Adoro a moral por trás de tudo isto: querem um comercial que fale ao telemovel enquanto conduz, mas não pagam multas (“ahahaha brincadeirinha! Somos mesmo engraçados! Não, mas a sério, não pagamos”).

O comercial fica tambem avisado de que vai ter vontade de bater em pessoas, mas não o pode fazer. Esta noção não só é revolucionária enquanto forma de aliciar potenciais candidatos como serve de insulto subtil aos clientes da empresa. É um two-in-one (eu também sou poliglota e cool!)

Como não aguentei a curiosidade, fui procurar o site da empresa onde fui logo recebida com este banner:





Como não sabiam se haviam de escolher estar juntos ou unidos, optaram por deixar estar estar as duas coisas. “Iremos conseguir êxito” parece-me que deve ter sido escrito pelo estagiário esloveno lá do sitio.

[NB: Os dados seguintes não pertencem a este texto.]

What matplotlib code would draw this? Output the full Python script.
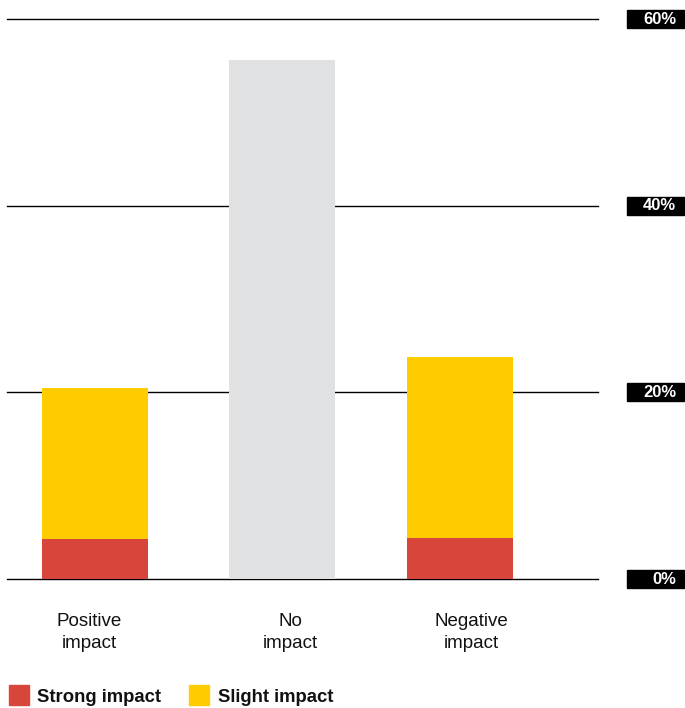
import matplotlib
matplotlib.use("Agg")
import matplotlib.pyplot as plt
from matplotlib.patches import Rectangle

# ---------------------------------------------------------------------------
# data (percent of respondents)
# ---------------------------------------------------------------------------
categories = ["Positive\nimpact", "No\nimpact", "Negative\nimpact"]
strong = [4.3, 0.0, 4.4]
slight = [16.2, 0.0, 19.4]
neutral = [0.0, 55.6, 0.0]
yticks = [0, 20, 40, 60]

RED = "#D8453A"
YELLOW = "#FFCC00"
GREY = "#E0E1E3"

plt.rcParams["font.family"] = ["Liberation Sans", "DejaVu Sans"]

W, H = 685, 708
fig = plt.figure(figsize=(W / 100, H / 100), dpi=100)
ax = fig.add_axes([7 / W, 1 - 579 / H, (598 - 7) / W, (579 - 19) / H])

# layout: axes x runs in pixel units, bars sit where the original put them
bar_x = [95, 282, 460]
label_x = [89.5, 290, 471]
width = 106

ax.bar(bar_x, strong, width, color=RED, zorder=3)
ax.bar(bar_x, slight, width, bottom=strong, color=YELLOW, zorder=3)
ax.bar(bar_x, neutral, width, color=GREY, zorder=3)

ax.set_xlim(7, 598)
ax.set_ylim(0, 60)

# gridlines
for t in yticks:
    ax.axhline(t, color="black", linewidth=1.0, zorder=1, clip_on=False)

for s in ax.spines.values():
    s.set_visible(False)
ax.set_xticks([])
ax.set_yticks([])

# category labels under the bars
for xi, lab in zip(label_x, categories):
    ax.text(xi, -5.75, lab, ha="center", va="center", fontsize=13.5,
            linespacing=1.38, color="#111111")

# tick labels in black boxes on the right
for t in yticks:
    _, yd = ax.transData.transform((0, t))
    yf = yd / H
    fig.patches.append(Rectangle((627 / W, yf - 9 / H), 57 / W, 18 / H,
                                 transform=fig.transFigure, color="black",
                                 zorder=5))
    fig.text(676 / W, yf, f"{t}%", ha="right", va="center", color="white",
             fontsize=12, fontweight="bold", zorder=6)

# legend
leg = [("Strong impact", RED, 9, 37), ("Slight impact", YELLOW, 189, 218)]
for lab, col, xs, xt in leg:
    fig.patches.append(Rectangle((xs / W, 1 - 705 / H), 20 / W, 20 / H,
                                 transform=fig.transFigure, color=col))
    fig.text(xt / W, 1 - 697 / H, lab, ha="left", va="center",
             fontsize=13.3, fontweight="bold", color="#111111")

fig.savefig("out.png", dpi=100)
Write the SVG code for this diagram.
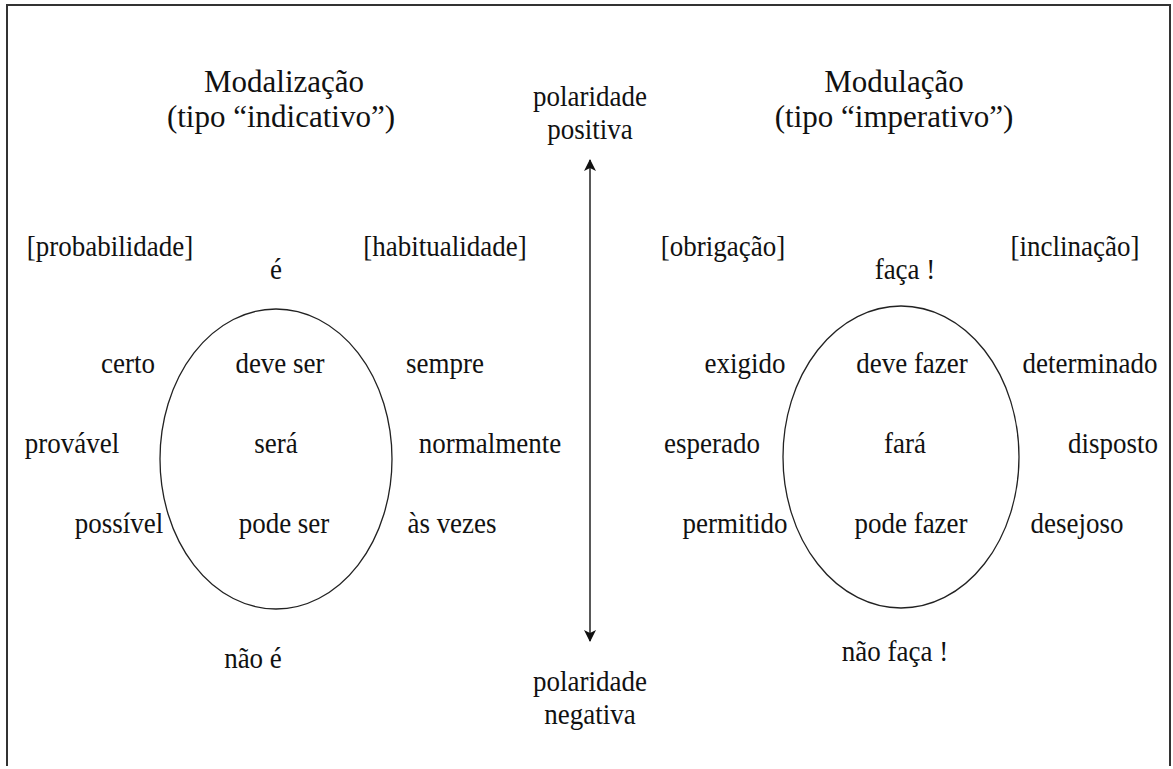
<svg xmlns="http://www.w3.org/2000/svg" width="1173" height="769" viewBox="0 0 1173 769">
<style>
text{font-family:"Liberation Serif","Times New Roman",serif;fill:#111;text-anchor:middle}
.t{font-size:31px}
.b{font-size:27px;transform-box:fill-box;transform-origin:50% 80.5%;transform:scaleY(1.12)}
.c{fill:none;stroke:#222;stroke-width:1.3}
</style>
<defs>
<marker id="ah" viewBox="0 0 12 12" refX="11" refY="6" markerWidth="12" markerHeight="12" markerUnits="userSpaceOnUse" orient="auto-start-reverse">
<path d="M0,0 L12,6 L0,12 L3,6 Z" fill="#111"/>
</marker>
</defs>
<rect width="1173" height="769" fill="#fff"/>
<g id="frame">
<path d="M7,766 V5 H1170 V766" fill="none" stroke="#333" stroke-width="2"/>
</g>
<g id="connectors">
<line x1="590" y1="160" x2="590" y2="641" stroke="#222" stroke-width="1.5" marker-start="url(#ah)" marker-end="url(#ah)"/>
</g>
<g id="modalizacao">
<text class="t" x="284" y="92">Modalização</text>
<text class="t" x="281" y="127">(tipo “indicativo”)</text>
</g>
<g id="modulacao">
<text class="t" x="894" y="92">Modulação</text>
<text class="t" x="894" y="127">(tipo “imperativo”)</text>
</g>
<g id="pol-pos">
<text class="b" x="590" y="106">polaridade</text>
<text class="b" x="590" y="139">positiva</text>
</g>
<g id="pol-neg">
<text class="b" x="590" y="691">polaridade</text>
<text class="b" x="590" y="724">negativa</text>
</g>
<g id="left-circle">
<ellipse class="c" cx="276" cy="459" rx="116" ry="150"/>
<text class="b" x="280" y="373">deve ser</text>
<text class="b" x="276" y="453">será</text>
<text class="b" x="284" y="533">pode ser</text>
</g>
<g id="left-labels">
<text class="b" x="110" y="256">[probabilidade]</text>
<text class="b" x="276" y="279">é</text>
<text class="b" x="445" y="256">[habitualidade]</text>
<text class="b" x="128" y="373">certo</text>
<text class="b" x="72" y="453">provável</text>
<text class="b" x="119" y="533">possível</text>
<text class="b" x="445" y="373">sempre</text>
<text class="b" x="490" y="453">normalmente</text>
<text class="b" x="452" y="533">às vezes</text>
<text class="b" x="253" y="668">não é</text>
</g>
<g id="right-circle">
<ellipse class="c" cx="901" cy="457" rx="118" ry="151"/>
<text class="b" x="912" y="373">deve fazer</text>
<text class="b" x="905" y="453">fará</text>
<text class="b" x="911" y="533">pode fazer</text>
</g>
<g id="right-labels">
<text class="b" x="723" y="256">[obrigação]</text>
<text class="b" x="905" y="279">faça !</text>
<text class="b" x="1075" y="256">[inclinação]</text>
<text class="b" x="745" y="373">exigido</text>
<text class="b" x="712" y="453">esperado</text>
<text class="b" x="735" y="533">permitido</text>
<text class="b" x="1090" y="373">determinado</text>
<text class="b" x="1113" y="453">disposto</text>
<text class="b" x="1077" y="533">desejoso</text>
<text class="b" x="895" y="661">não faça !</text>
</g>
</svg>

Ainda bem que desta vez eles reforçaram que precisam de alguém que saiba falar Português.

Encontrei também uma linguagem muito diferente, já não tratam ninguém por tu, e em vez de promoverem o esclavagismo, violência e irresponsabilidade automobilística, garantem que “Sempre pautámos a nossa presença no mercado por valores profissionais e morais que regem as nossas acções num mercado competitivo.” Pois concerteza que sim. Por muito que eu gostasse de ter um novo emprego, neste caso acho que vou optar por não me candidatar a esta posição. Eu e a JUICE vamos ficar separados afastados.

 












Em conclusão, se este anúncio é o melhor que esta empresa de comunicação consegue fazer, eu espero mesmo que consigam arranjar um bom vendedor, daqueles capazes de vender saquinhos de cócó. Vão precisar.